For more than a century, feedback between some media-savvy scientists who depend on public money to support their projects and friendly reporters has created a Mars mania. That mania may have led both scientists and the lay public to expect more of Mars than Mars may have to offer. At times, under the heat of television lights and the pressure from real-time interviewers, the mania has led eager scientists to speculate and draw profound conclusions from their research that might be true but which also might lie beyond the limits of their data and their actual knowledge. In calmer circumstances, for example on the pages of carefully written papers in refereed, scientific journals, they often have drawn different, or more nuanced, conclusions. By knowing more about Mars, readers will become wiser consumers of new discoveries that will be reported about Mars.

I think this book is unusual in that it does more than discuss the science and the scientists involved in studying Mars. Teasing apart the real Mars from an imagined Mars is difficult. I am, at heart, a teacher and so my intent is to help readers with this, but I also ask my readers to think about the issues and make their own judgments.

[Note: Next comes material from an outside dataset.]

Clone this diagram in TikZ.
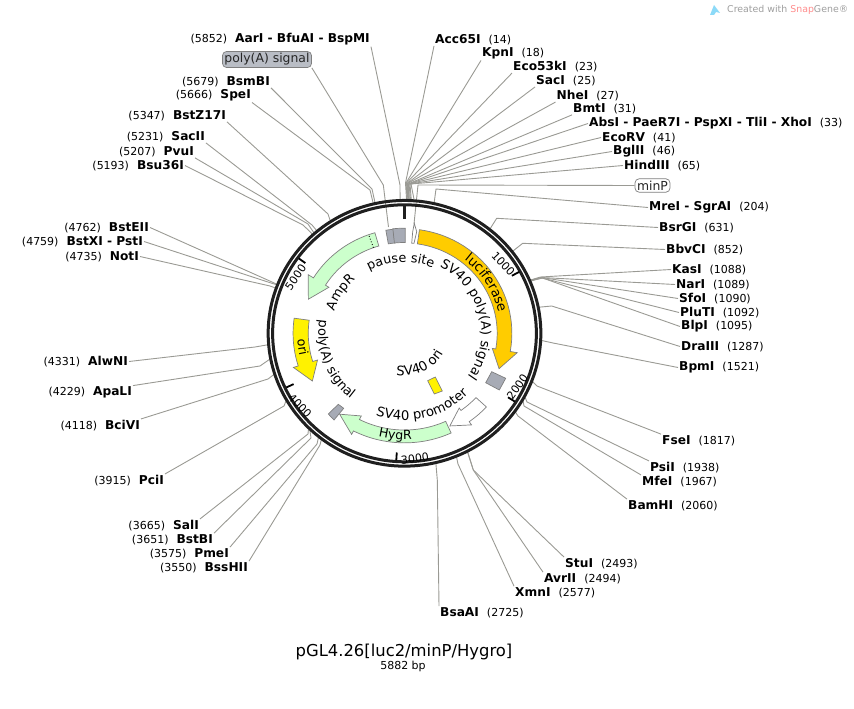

My readers should prepare to go on a journey with me to telescopes on high mountains scattered around the surface of Earth, to telescopes in Earth orbit and in Mars orbit, and even down to the surface of Mars. When our journey is finished, readers will have become knowledgeable about Mars. I hope they also will have become curious to know more about Mars. In fact, readers should demand that NASA, ESA, and the astronomy community continue to dedicate significant resources to learning more about Mars. The answers we hope to obtain are simply too important to not pursue.